Ive posted this in here mainly as PHP is the only language i know well.
I have news on my site - which is pretty basic - I added a couple of RSS feeds and i have a script that loops through them and matches them up to a list of team names. What im finding is that im ending up with a load of duplicated stories - as you might expect all the major sites post a similar story about the same thing - I want to try and group these together - Ive been thinking about it for a while and cant really get a picture of the best way to go about this.
The simplest method i came up with was if a story matches the same team and the same player and is within an hour of the original then they may well be about the same thing but this seemed a bit crap to be honest.

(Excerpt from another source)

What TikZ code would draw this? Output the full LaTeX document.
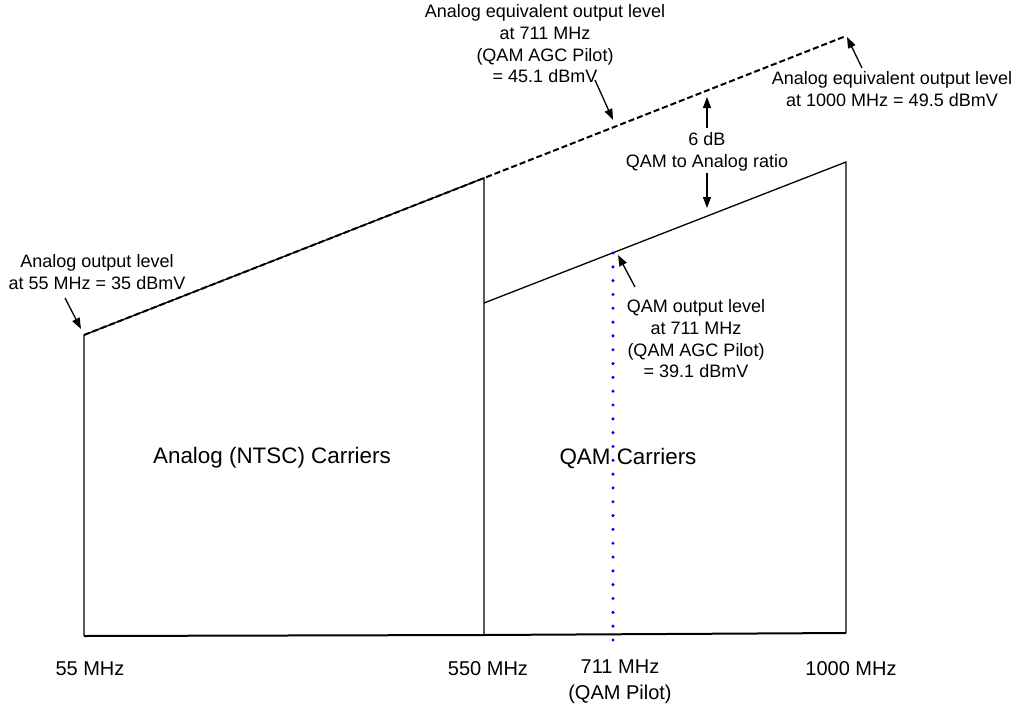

I wondered if anyone could explain how google news groups its story - done a bit of searching on the net and there are several sites that explain the principle and i can see that it finds stories the same but nothing that goes into technically how it is done - Im not looking for anyone to give me code or anything like that - quite looking for ward to having a go at coding it myself - was more hoping to get a bit of a discussion going about it can be done.
$headlines = array(
'Anthony likes M&Ms',
'Anthony likes sweets',
'Free mugs with every purchase',
'Sport, its a mugs game',
'Mugs, free with every purchase',
);
$tolerance = 17;
foreach($headlines as $headline){
echo '<h1>', $headline ,'</h1>';
echo '<p>Possibly related stories:-</p>';
echo '<ul>';
foreach($headlines as $related){
if($headline !== $related && $tolerance >= levenshtein($headline, $related)){
echo '<li>', $related, '</li>';
}
}
echo '</ul>';
}
[B]Anthony likes M&Ms[/B]
Possible related stories:-
* Anthony likes sweets
[B]Anthony likes sweets[/B]
Possible related stories:-
* Anthony likes M&Ms
[B]Free mugs with every purchase[/B]
Possible related stories:-
* Mugs, free with every purchase
[B]Sport, its a mugs game[/B]
Possible related stories:-
*
[B]Mugs, free with every purchase[/B]
Possible related stories:-
* Free mugs with every purchase
Thats really interesting - i had tried levenshtein function a while back on something different and i had dismissed it but i had not considered testing on the tolerance being over a certain limit - From that experiment there it definately seems to offer some potential.
Ill take a look at the similar text function as well - ive been looking at a couple of sites that do new comparison and they could definately be using some form of that levenshtein function.
Anybody else has any suggestions - ill post back on the current ones in a day or two once ive added them to my current script. I know google are notoriously secretive but has anyone read anything about google news?